In Depth

Apple Music: what you need to know about the streaming service

The tech giant's long awaited music streaming service launches today – but how does it differ from its rivals?

Apple will make its highly-anticipated entry into the music streaming business today with the global launch of Apple Music.

The service will be available to customers in more than 100 countries from 4pm BST and integrates on-demand music streaming, a 24 hour radio station and a new social network.

Here's everything you need to know about Apple Music:

How much will it cost?

Customers can access the service free for the first three months, after which they will be charged £9.99. Apple will also offer family streaming, allowing up to six people to use the service for a monthly fee of £15. Unlike Spotify, Apple Music will not offer a free service supported by adverts.

How else will it differ to rivals?

"Apple has a few tricks up its sleeve to separate itself from the pack," says Tech Radar. Apple Music will recommend songs for users based on their tastes, curated by the "world's leading music experts", rather than powered solely by computer algorithms.

A Connect feature, which will allow musicians to share photos, music and other updates with fans, is another unique feature of the service, adding a social-networking element to the service.

Apple Music will also boast a 24/7 global radio station called Beats One, broadcast from three cities: LA, New York and London. It has recruited former Radio 1 DJ Zane Lowe, US hip-hop DJ Ebro Darden, and Londoner Julie Adenuga as presenters. Pharrell Williams, Elton John and Drake are already confirmed to do guest DJ spots, says NME.

Apple has also secured exclusivity deals with other artists, including Dr Dre and Pharrell, limiting the amount of material that can be streamed on rival platforms. 

What about the Taylor Swift controversy?

Following a very public spat, Swift persuaded Apple to back down on its plan to not pay artists any royalties during the three-month trial period. 

Independent labels had warned that their clients face a "three-month blip" in earnings if lots of people suddenly switch from iTunes to Apple Music – and Swift's intervention appears to have been the "tipping point" in the row, says The Guardian.

In a blog post entitled To Apple, Love Taylor, Swift said it was unfair to ask musicians to miss out on a quarter of a year's worth of plays on their songs. She added that the protest was not about her, but about new artists and bands that cannot afford to support themselves.

Eddy Cue, Apple's senior vice president for internet software and services, announced the U-turn on Twitter: "Apple will always make sure that artists are paid.  Apple Music will pay artist for streaming, even during customer's free trial period. We hear you Taylor Swift and indie artists. Love, Apple."

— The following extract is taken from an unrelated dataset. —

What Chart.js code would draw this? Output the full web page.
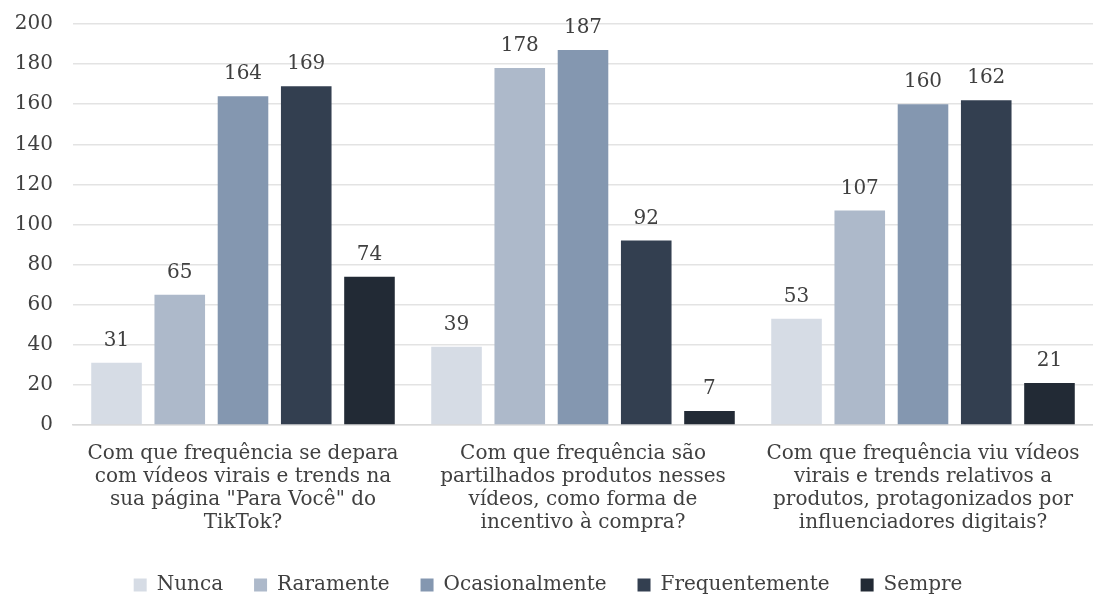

What impact will the service have on music streaming?

The CEO of Sony Music, Doug Morris, believes Apple's move will represent a "tipping point", accelerating an overall shift to streaming, reports Venture Beat.

"My guess is that Apple will promote this like crazy and I think that will have a halo effect on the streaming business," he said. "A rising tide will lift all boats. It's the beginning of an amazing moment for our industry."

About 41 million people globally now pay to stream music from the likes of Spotify, Deezer and Pandora. According to the International Federation of the Phonographic Industry, subscription revenue grew by 39 per cent to $1.6bn in 2014, but download sales fell by eight per cent to $3.6bn.

Apple's move could pose a "significant threat" to the future of iTunes downloads, in much the same way that its launch of the iPhone effectively "cannibalised" the iPod, says the Daily Telegraph.

How have commentators responded to the launch?

Soundcloud founder Alex Ljung told an industry festival: "The amount of listening happening on streaming is still very small. Apple is going to rapidly increase the market for all of us."

But Marc McLaren, technology expert and editor of, was less enthusiastic. He said: "Overall it feels like Apple's looked at its rivals and taken a bit from here, a bit from there, pulled it all together in one place and announced that it's revolutionary. It's not."

Even so, independent music artists and distributers are confident the new service will give them a boost.  "Apple has the clout and the brand loyalty to end up with a lot of subscribers if its service is good," says Portia Sabin, the president of Kill Rock Stars and board member of the American Association of Independent Music. "If that happens I certainly think streaming revenue from that service [for indie artists] could end up being significant," she told Wired.

Gizmodo's James O'Malley says Apple's challenge will be joining the streaming party late and somehow getting ahead. "But if anyone can do it, cash-rich Apple can."